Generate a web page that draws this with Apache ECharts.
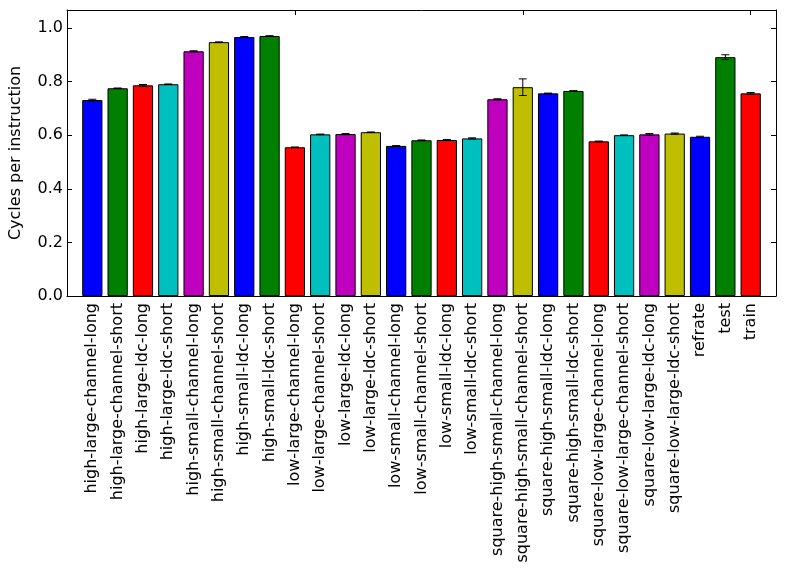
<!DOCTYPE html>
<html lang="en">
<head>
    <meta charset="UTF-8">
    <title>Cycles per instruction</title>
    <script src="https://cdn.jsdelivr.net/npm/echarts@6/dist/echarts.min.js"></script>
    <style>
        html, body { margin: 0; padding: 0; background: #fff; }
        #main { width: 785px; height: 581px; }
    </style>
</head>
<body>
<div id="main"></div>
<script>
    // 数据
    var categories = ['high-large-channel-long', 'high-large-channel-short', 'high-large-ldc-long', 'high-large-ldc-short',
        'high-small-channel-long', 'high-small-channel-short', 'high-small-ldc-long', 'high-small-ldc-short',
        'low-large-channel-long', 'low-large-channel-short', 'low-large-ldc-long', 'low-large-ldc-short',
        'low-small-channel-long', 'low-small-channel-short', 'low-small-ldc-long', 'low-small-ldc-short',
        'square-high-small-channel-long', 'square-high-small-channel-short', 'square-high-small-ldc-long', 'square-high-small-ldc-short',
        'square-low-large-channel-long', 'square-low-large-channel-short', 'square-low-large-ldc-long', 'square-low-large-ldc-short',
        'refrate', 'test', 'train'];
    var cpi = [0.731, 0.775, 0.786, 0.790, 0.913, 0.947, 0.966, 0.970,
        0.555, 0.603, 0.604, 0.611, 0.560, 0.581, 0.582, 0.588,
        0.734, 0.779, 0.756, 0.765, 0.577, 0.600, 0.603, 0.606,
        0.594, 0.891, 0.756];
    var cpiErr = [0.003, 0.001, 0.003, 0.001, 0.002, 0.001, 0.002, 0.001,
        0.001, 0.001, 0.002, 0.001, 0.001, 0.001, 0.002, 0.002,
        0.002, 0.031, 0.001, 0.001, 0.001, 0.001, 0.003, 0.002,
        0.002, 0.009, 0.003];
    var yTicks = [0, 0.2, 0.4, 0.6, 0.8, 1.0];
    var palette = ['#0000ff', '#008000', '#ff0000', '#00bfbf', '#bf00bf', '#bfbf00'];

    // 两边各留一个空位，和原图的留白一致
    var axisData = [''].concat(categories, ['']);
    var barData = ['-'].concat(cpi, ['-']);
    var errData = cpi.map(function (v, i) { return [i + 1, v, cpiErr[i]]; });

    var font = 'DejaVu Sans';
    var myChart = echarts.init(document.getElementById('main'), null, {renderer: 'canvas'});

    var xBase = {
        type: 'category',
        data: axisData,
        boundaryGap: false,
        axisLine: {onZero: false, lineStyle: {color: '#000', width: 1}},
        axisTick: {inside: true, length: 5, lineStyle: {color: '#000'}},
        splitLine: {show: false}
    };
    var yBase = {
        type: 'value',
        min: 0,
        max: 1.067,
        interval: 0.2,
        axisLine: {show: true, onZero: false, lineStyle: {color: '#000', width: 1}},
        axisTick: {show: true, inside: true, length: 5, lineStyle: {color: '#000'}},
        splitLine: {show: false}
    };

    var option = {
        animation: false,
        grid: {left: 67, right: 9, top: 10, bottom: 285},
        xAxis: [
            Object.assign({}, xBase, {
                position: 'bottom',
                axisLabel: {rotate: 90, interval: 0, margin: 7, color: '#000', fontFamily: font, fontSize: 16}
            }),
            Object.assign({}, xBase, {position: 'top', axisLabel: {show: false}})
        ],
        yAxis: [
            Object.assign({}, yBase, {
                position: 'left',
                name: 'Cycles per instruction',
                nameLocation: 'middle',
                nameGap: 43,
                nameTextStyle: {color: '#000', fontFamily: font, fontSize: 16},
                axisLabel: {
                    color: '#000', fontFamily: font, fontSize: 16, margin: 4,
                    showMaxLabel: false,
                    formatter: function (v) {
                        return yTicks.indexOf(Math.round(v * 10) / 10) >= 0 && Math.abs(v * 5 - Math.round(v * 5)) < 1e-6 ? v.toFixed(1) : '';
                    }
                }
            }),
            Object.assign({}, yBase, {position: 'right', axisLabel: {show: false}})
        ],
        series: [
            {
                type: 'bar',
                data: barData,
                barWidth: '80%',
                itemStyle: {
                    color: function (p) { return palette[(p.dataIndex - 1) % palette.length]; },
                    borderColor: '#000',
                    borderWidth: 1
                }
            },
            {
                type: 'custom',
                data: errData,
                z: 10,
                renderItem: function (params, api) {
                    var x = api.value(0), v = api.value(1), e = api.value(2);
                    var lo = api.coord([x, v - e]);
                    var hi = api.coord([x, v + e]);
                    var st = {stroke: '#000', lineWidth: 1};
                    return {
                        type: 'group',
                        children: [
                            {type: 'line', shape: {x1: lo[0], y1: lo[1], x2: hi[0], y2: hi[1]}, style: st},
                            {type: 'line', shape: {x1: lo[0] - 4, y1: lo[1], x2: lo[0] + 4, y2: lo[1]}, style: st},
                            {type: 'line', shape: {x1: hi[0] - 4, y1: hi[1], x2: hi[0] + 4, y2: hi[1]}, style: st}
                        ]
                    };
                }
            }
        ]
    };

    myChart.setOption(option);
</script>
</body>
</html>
═══
*DIRECTION*.
Copy the listing in full and without alteration, omitting every picture.

*ANSWER TO THE EXERCISE*.
Generate a web page that draws this with Apache ECharts.
<!DOCTYPE html>
<html lang="en">
<head>
    <meta charset="UTF-8">
    <title>Cycles per instruction</title>
    <script src="https://cdn.jsdelivr.net/npm/echarts@6/dist/echarts.min.js"></script>
    <style>
        html, body { margin: 0; padding: 0; background: #fff; }
        #main { width: 785px; height: 581px; }
    </style>
</head>
<body>
<div id="main"></div>
<script>
    // 数据
    var categories = ['high-large-channel-long', 'high-large-channel-short', 'high-large-ldc-long', 'high-large-ldc-short',
        'high-small-channel-long', 'high-small-channel-short', 'high-small-ldc-long', 'high-small-ldc-short',
        'low-large-channel-long', 'low-large-channel-short', 'low-large-ldc-long', 'low-large-ldc-short',
        'low-small-channel-long', 'low-small-channel-short', 'low-small-ldc-long', 'low-small-ldc-short',
        'square-high-small-channel-long', 'square-high-small-channel-short', 'square-high-small-ldc-long', 'square-high-small-ldc-short',
        'square-low-large-channel-long', 'square-low-large-channel-short', 'square-low-large-ldc-long', 'square-low-large-ldc-short',
        'refrate', 'test', 'train'];
    var cpi = [0.731, 0.775, 0.786, 0.790, 0.913, 0.947, 0.966, 0.970,
        0.555, 0.603, 0.604, 0.611, 0.560, 0.581, 0.582, 0.588,
        0.734, 0.779, 0.756, 0.765, 0.577, 0.600, 0.603, 0.606,
        0.594, 0.891, 0.756];
    var cpiErr = [0.003, 0.001, 0.003, 0.001, 0.002, 0.001, 0.002, 0.001,
        0.001, 0.001, 0.002, 0.001, 0.001, 0.001, 0.002, 0.002,
        0.002, 0.031, 0.001, 0.001, 0.001, 0.001, 0.003, 0.002,
        0.002, 0.009, 0.003];
    var yTicks = [0, 0.2, 0.4, 0.6, 0.8, 1.0];
    var palette = ['#0000ff', '#008000', '#ff0000', '#00bfbf', '#bf00bf', '#bfbf00'];

    // 两边各留一个空位，和原图的留白一致
    var axisData = [''].concat(categories, ['']);
    var barData = ['-'].concat(cpi, ['-']);
    var errData = cpi.map(function (v, i) { return [i + 1, v, cpiErr[i]]; });

    var font = 'DejaVu Sans';
    var myChart = echarts.init(document.getElementById('main'), null, {renderer: 'canvas'});

    var xBase = {
        type: 'category',
        data: axisData,
        boundaryGap: false,
        axisLine: {onZero: false, lineStyle: {color: '#000', width: 1}},
        axisTick: {inside: true, length: 5, lineStyle: {color: '#000'}},
        splitLine: {show: false}
    };
    var yBase = {
        type: 'value',
        min: 0,
        max: 1.067,
        interval: 0.2,
        axisLine: {show: true, onZero: false, lineStyle: {color: '#000', width: 1}},
        axisTick: {show: true, inside: true, length: 5, lineStyle: {color: '#000'}},
        splitLine: {show: false}
    };

    var option = {
        animation: false,
        grid: {left: 67, right: 9, top: 10, bottom: 285},
        xAxis: [
            Object.assign({}, xBase, {
                position: 'bottom',
                axisLabel: {rotate: 90, interval: 0, margin: 7, color: '#000', fontFamily: font, fontSize: 16}
            }),
            Object.assign({}, xBase, {position: 'top', axisLabel: {show: false}})
        ],
        yAxis: [
            Object.assign({}, yBase, {
                position: 'left',
                name: 'Cycles per instruction',
                nameLocation: 'middle',
                nameGap: 43,
                nameTextStyle: {color: '#000', fontFamily: font, fontSize: 16},
                axisLabel: {
                    color: '#000', fontFamily: font, fontSize: 16, margin: 4,
                    showMaxLabel: false,
                    formatter: function (v) {
                        return yTicks.indexOf(Math.round(v * 10) / 10) >= 0 && Math.abs(v * 5 - Math.round(v * 5)) < 1e-6 ? v.toFixed(1) : '';
                    }
                }
            }),
            Object.assign({}, yBase, {position: 'right', axisLabel: {show: false}})
        ],
        series: [
            {
                type: 'bar',
                data: barData,
                barWidth: '80%',
                itemStyle: {
                    color: function (p) { return palette[(p.dataIndex - 1) % palette.length]; },
                    borderColor: '#000',
                    borderWidth: 1
                }
            },
            {
                type: 'custom',
                data: errData,
                z: 10,
                renderItem: function (params, api) {
                    var x = api.value(0), v = api.value(1), e = api.value(2);
                    var lo = api.coord([x, v - e]);
                    var hi = api.coord([x, v + e]);
                    var st = {stroke: '#000', lineWidth: 1};
                    return {
                        type: 'group',
                        children: [
                            {type: 'line', shape: {x1: lo[0], y1: lo[1], x2: hi[0], y2: hi[1]}, style: st},
                            {type: 'line', shape: {x1: lo[0] - 4, y1: lo[1], x2: lo[0] + 4, y2: lo[1]}, style: st},
                            {type: 'line', shape: {x1: hi[0] - 4, y1: hi[1], x2: hi[0] + 4, y2: hi[1]}, style: st}
                        ]
                    };
                }
            }
        ]
    };

    myChart.setOption(option);
</script>
</body>
</html>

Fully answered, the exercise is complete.